Both Reverse-time Migration (RTM) and Full Waveform Inversion (FWI) are the state of the art techniques in seismic imaging as they offer multiple improvements over other seismic exploration techniques in accuracy and quality, especially when reserves located in structure formation with large velocity contrast, steep dipping, and salt. However, applying them in oil exploration requires to process very large dataset in the amount of tens of terabytes and intensive computation. Even with advanced parallel computer systems, the prior art implementations of these techniques typically take weeks or months to complete the calculation and generate a good quality seismic subsurface structure image for a model with a volume of 1000×1000×600 points.
One of the major problems of the prior art computing systems is the storage of the intermediate results. For example, in its calculation process, RTM will generate intermediate results in the amount of terabytes that need to be kept for later use. In the prior art solutions, the intermediate results are transmitted out to disk storage and fetched in when needed. Because the disk input/output (I/O) operations are much slower than the parallel computing process, the prior art RTM computing performances are bounded by the disk I/O operation speed and hence result in much slower run-time performance.

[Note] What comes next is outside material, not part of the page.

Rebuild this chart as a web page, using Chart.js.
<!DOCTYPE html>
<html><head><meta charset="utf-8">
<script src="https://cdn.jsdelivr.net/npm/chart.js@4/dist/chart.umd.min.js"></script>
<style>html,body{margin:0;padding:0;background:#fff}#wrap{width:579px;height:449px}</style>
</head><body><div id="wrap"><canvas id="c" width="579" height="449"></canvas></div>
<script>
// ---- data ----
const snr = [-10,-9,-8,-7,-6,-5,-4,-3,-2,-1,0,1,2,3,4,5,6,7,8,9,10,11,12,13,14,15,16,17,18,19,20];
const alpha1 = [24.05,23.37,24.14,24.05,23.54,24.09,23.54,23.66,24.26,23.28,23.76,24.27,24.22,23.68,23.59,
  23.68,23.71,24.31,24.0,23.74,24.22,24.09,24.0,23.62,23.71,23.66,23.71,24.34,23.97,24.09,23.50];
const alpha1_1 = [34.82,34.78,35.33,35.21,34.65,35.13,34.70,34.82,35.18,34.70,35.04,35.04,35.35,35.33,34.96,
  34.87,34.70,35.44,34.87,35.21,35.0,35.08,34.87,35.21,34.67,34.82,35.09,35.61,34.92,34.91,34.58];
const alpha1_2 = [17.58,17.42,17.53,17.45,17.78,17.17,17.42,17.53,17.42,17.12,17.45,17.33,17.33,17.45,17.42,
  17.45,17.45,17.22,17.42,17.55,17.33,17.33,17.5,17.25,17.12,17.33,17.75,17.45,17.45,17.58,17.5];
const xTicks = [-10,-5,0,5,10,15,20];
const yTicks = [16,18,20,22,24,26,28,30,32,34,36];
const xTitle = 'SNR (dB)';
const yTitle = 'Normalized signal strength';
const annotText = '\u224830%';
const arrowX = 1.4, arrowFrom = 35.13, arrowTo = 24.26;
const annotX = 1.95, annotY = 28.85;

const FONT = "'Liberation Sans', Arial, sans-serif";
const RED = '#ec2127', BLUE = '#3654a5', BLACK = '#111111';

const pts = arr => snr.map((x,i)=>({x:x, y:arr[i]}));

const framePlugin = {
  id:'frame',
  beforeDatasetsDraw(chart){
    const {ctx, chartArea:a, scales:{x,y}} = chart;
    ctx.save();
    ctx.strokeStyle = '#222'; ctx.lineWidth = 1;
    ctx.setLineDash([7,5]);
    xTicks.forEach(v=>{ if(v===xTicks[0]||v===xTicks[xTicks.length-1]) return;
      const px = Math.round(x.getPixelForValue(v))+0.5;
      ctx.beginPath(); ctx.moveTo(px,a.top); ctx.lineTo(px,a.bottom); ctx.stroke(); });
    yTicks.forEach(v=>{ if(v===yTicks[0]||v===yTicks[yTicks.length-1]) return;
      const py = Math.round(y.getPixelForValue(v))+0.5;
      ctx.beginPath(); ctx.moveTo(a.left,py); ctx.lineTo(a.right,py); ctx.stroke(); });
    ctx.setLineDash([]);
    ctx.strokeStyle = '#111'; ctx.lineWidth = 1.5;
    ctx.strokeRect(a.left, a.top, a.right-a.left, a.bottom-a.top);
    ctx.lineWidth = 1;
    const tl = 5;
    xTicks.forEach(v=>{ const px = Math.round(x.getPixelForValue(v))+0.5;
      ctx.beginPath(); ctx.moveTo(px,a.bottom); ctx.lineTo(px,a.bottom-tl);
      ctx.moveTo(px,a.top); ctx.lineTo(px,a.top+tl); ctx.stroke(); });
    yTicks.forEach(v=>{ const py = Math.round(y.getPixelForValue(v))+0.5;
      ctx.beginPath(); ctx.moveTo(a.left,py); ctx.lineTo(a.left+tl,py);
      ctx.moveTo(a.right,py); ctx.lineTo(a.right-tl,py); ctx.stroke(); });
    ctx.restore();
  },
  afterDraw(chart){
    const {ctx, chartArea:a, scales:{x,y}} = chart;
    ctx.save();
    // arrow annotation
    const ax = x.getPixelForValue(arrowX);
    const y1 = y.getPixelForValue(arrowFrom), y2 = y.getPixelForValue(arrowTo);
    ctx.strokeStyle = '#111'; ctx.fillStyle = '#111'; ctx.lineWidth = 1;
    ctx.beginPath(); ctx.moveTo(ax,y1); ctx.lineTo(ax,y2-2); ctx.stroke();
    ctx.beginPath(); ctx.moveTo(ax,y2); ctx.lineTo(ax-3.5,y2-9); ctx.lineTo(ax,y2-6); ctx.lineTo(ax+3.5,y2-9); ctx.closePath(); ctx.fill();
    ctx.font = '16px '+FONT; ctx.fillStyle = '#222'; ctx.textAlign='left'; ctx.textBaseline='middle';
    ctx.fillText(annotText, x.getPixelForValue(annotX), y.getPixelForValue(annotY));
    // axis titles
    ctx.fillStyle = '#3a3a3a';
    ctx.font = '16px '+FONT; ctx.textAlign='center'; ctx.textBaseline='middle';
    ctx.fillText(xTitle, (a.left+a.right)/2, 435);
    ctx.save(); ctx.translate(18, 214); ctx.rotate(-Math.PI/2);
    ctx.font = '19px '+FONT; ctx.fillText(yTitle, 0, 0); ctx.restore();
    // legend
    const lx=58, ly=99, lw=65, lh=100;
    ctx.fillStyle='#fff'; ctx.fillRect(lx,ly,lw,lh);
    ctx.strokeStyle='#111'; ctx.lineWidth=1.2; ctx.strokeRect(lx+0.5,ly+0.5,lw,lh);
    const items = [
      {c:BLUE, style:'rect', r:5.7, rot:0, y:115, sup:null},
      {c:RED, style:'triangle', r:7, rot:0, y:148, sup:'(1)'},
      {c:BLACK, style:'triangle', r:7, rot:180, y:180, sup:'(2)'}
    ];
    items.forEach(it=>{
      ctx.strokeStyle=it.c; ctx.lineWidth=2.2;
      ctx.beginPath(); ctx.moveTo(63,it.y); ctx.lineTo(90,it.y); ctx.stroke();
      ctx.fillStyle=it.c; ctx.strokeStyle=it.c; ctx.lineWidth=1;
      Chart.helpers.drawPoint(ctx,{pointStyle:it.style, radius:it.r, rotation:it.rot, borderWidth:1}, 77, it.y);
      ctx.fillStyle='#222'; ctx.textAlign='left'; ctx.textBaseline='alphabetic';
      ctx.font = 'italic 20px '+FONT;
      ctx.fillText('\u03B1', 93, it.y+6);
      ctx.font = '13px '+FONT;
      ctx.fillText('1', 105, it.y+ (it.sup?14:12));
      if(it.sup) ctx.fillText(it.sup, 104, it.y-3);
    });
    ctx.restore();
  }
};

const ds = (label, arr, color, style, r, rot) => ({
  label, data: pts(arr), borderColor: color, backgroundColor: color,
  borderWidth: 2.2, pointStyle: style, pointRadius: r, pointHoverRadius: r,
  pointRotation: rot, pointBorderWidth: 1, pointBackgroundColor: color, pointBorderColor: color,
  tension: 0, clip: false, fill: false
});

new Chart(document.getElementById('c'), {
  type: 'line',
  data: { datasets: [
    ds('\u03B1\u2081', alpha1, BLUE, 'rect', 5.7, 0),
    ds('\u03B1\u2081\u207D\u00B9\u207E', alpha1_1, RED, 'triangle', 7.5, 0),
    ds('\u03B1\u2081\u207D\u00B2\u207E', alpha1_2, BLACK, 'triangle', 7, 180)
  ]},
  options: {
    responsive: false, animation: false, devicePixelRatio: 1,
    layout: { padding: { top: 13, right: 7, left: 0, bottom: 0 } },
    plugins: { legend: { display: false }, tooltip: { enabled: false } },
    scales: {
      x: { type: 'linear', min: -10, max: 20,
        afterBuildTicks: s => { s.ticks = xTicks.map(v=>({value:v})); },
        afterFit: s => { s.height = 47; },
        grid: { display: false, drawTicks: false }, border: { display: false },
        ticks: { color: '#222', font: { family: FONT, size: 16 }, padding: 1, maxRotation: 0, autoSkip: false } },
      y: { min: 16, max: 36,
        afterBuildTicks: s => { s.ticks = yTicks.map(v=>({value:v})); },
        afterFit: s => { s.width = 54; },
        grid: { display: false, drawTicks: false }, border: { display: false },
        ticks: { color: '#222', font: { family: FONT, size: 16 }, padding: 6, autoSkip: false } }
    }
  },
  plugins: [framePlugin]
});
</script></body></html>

The prior art solution to reduce the amount of data through the disk I/O is to compress each wavefield data before it is written to the disk and decompress it after it is read in. To prevent the data fidelity loss, lossless compression is typically used. However, the state of the art lossless compression can only achieve compression ratio in a range around 2˜4 to 1 on wavefield data. So the disk I/O operations for output and input the intermediate data still become the performance bottleneck. Using lossy compression may achieve higher compression ratio but it is not desirable because of the data fidelity loss. Therefore, a new method for intermediate data compression is desirable to improve the performance over the prior art solutions.